» Set task
Search the data below for the string "this". Extract every line that contains it.
START
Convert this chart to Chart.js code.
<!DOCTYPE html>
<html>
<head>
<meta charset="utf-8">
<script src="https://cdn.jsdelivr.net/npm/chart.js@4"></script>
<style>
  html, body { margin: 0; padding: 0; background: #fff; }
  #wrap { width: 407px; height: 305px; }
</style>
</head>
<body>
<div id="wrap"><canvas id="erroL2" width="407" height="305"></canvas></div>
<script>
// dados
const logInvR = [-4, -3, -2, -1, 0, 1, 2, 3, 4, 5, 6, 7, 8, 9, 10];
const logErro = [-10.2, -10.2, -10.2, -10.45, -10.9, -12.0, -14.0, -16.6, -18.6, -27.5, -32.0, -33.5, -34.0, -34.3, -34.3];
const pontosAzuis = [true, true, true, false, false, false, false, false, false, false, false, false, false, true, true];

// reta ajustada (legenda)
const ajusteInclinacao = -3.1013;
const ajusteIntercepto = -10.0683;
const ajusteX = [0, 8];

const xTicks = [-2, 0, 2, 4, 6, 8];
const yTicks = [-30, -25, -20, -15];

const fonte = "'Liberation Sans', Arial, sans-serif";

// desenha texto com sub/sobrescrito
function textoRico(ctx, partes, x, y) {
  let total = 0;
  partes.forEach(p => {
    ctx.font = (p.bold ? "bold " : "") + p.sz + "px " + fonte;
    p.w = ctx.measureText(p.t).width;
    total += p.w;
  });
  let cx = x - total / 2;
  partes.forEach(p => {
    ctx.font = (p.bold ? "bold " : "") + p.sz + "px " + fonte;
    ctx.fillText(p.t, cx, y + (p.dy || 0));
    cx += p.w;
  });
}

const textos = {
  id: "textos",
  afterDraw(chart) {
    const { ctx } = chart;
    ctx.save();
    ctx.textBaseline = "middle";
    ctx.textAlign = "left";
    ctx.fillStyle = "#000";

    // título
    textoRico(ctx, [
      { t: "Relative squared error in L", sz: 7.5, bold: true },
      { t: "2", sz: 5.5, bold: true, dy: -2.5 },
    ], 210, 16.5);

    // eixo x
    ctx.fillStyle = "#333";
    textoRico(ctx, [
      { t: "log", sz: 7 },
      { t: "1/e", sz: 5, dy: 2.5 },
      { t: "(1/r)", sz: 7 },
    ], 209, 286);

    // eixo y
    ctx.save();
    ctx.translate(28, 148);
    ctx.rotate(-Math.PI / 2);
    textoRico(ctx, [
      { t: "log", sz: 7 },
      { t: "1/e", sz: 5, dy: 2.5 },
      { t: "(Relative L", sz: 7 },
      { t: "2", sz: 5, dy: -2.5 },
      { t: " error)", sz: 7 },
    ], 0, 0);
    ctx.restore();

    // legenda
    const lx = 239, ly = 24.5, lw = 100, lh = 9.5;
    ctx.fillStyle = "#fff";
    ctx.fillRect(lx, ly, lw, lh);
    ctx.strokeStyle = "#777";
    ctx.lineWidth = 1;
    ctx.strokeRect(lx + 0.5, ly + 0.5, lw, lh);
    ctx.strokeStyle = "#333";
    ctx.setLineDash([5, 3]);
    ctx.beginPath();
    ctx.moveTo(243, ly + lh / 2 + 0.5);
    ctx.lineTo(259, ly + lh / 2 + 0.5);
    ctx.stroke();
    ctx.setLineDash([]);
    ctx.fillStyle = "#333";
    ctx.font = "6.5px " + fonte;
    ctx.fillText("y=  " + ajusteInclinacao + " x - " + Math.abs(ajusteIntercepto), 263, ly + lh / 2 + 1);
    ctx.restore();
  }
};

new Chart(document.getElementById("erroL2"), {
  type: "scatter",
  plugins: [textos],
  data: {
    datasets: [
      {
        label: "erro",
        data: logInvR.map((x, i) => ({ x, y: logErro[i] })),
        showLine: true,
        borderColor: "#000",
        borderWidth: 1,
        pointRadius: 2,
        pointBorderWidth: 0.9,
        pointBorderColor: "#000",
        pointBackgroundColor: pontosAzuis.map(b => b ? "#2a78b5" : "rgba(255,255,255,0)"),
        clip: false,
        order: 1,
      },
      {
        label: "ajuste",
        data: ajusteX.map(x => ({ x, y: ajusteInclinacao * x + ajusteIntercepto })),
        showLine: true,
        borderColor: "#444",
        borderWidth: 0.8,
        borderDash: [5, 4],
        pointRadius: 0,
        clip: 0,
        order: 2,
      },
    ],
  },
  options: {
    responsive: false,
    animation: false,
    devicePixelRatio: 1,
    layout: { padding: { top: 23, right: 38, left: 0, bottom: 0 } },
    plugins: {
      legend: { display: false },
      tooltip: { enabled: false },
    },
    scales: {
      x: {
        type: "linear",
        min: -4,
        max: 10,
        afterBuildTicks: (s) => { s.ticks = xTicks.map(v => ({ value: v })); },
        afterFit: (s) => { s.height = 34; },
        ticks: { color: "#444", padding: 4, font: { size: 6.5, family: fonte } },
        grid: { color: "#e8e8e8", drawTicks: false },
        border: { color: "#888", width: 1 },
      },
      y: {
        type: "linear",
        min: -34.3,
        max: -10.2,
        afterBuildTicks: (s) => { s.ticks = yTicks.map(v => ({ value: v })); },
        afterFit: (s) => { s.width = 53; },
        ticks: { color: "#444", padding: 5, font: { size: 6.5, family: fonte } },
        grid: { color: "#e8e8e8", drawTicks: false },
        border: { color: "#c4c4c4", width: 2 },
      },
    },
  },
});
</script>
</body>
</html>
END
START
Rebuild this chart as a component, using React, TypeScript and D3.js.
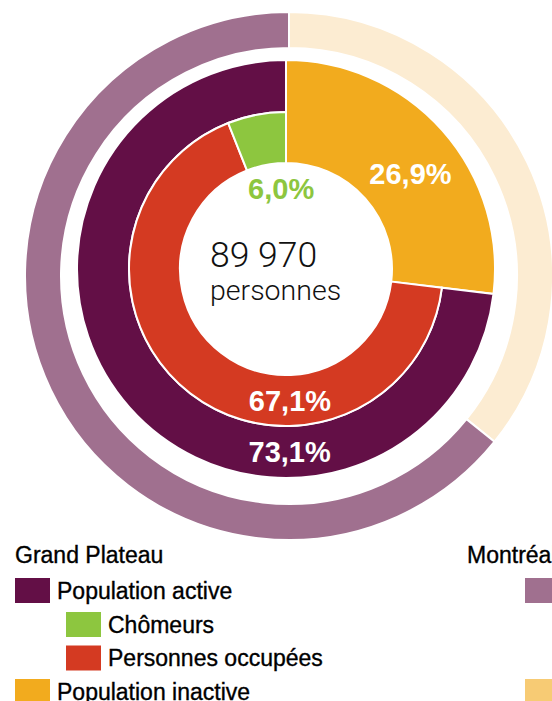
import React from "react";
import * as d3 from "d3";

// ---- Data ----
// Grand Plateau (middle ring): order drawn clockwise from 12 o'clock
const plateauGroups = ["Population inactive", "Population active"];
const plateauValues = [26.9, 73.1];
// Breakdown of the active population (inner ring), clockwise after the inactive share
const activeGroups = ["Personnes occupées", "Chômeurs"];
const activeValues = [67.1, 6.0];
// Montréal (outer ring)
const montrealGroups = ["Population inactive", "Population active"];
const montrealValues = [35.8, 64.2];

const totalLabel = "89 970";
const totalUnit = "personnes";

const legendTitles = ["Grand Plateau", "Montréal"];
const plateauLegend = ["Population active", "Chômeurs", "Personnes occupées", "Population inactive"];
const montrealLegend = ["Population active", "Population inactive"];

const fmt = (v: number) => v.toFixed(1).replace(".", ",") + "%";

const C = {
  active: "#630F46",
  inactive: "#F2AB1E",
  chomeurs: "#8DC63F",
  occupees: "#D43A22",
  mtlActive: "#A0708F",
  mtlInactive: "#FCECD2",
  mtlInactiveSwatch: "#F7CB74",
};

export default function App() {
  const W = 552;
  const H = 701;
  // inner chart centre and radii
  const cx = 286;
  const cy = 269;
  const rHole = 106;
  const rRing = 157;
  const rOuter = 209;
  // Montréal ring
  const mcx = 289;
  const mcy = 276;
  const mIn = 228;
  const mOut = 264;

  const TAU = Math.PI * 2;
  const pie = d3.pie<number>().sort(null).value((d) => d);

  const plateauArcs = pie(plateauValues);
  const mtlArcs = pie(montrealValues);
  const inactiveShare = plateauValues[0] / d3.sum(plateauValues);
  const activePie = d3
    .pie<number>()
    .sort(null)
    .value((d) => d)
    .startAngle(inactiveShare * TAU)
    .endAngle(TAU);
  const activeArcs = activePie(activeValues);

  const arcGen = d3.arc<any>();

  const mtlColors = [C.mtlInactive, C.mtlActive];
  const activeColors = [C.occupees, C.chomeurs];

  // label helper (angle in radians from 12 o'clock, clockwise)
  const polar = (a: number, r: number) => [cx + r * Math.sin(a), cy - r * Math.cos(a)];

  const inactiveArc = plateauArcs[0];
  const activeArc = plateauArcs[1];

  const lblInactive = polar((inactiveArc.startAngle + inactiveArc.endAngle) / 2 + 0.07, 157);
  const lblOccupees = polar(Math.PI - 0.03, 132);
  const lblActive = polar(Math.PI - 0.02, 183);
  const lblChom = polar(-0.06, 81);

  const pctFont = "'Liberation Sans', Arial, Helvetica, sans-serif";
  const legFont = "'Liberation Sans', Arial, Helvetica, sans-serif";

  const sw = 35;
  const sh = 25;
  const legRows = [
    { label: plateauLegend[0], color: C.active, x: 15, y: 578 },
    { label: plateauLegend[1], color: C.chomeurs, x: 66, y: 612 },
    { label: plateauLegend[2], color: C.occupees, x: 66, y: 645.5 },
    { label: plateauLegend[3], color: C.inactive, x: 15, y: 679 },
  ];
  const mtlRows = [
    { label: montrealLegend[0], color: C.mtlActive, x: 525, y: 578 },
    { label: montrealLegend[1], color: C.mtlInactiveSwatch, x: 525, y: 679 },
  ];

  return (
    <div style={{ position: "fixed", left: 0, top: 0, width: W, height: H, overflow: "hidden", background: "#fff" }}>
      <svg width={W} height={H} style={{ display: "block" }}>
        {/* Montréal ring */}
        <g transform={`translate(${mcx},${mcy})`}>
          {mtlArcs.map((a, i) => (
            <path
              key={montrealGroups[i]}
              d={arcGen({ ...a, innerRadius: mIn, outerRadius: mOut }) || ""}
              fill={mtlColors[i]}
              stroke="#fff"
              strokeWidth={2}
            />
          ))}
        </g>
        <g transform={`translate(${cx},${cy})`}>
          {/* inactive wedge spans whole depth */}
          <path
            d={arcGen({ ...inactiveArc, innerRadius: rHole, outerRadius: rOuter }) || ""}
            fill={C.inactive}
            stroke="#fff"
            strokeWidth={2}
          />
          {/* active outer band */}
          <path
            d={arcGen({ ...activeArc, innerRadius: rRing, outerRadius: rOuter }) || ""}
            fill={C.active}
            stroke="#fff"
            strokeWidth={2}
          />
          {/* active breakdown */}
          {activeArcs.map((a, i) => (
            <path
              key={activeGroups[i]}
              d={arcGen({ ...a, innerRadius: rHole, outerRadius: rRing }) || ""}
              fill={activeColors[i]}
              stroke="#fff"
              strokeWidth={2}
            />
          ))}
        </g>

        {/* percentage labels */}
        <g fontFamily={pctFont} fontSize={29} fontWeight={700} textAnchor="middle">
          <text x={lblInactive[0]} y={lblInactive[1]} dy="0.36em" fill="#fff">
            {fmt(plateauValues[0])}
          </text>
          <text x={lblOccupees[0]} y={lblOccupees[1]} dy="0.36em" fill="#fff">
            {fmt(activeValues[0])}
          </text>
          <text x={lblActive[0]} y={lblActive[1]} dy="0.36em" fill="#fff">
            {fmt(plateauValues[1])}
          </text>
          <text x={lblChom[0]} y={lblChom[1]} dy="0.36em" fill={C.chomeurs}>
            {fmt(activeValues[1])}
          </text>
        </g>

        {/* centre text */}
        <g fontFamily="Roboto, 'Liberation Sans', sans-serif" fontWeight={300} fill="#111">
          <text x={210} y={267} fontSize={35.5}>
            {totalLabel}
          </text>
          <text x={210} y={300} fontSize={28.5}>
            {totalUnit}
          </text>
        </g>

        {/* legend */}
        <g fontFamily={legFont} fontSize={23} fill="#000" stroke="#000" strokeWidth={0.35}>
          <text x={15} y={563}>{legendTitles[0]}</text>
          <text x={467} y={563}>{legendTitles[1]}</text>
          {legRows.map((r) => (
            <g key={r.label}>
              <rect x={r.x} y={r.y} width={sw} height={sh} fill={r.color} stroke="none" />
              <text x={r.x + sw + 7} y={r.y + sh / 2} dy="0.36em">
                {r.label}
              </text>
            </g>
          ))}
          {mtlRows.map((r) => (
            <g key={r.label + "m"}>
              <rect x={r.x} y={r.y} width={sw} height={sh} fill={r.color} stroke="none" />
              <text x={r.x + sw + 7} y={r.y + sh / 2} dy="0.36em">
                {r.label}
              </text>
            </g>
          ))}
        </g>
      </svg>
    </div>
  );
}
END
» Task output
Convert this chart to Chart.js code.
Rebuild this chart as a component, using React, TypeScript and D3.js.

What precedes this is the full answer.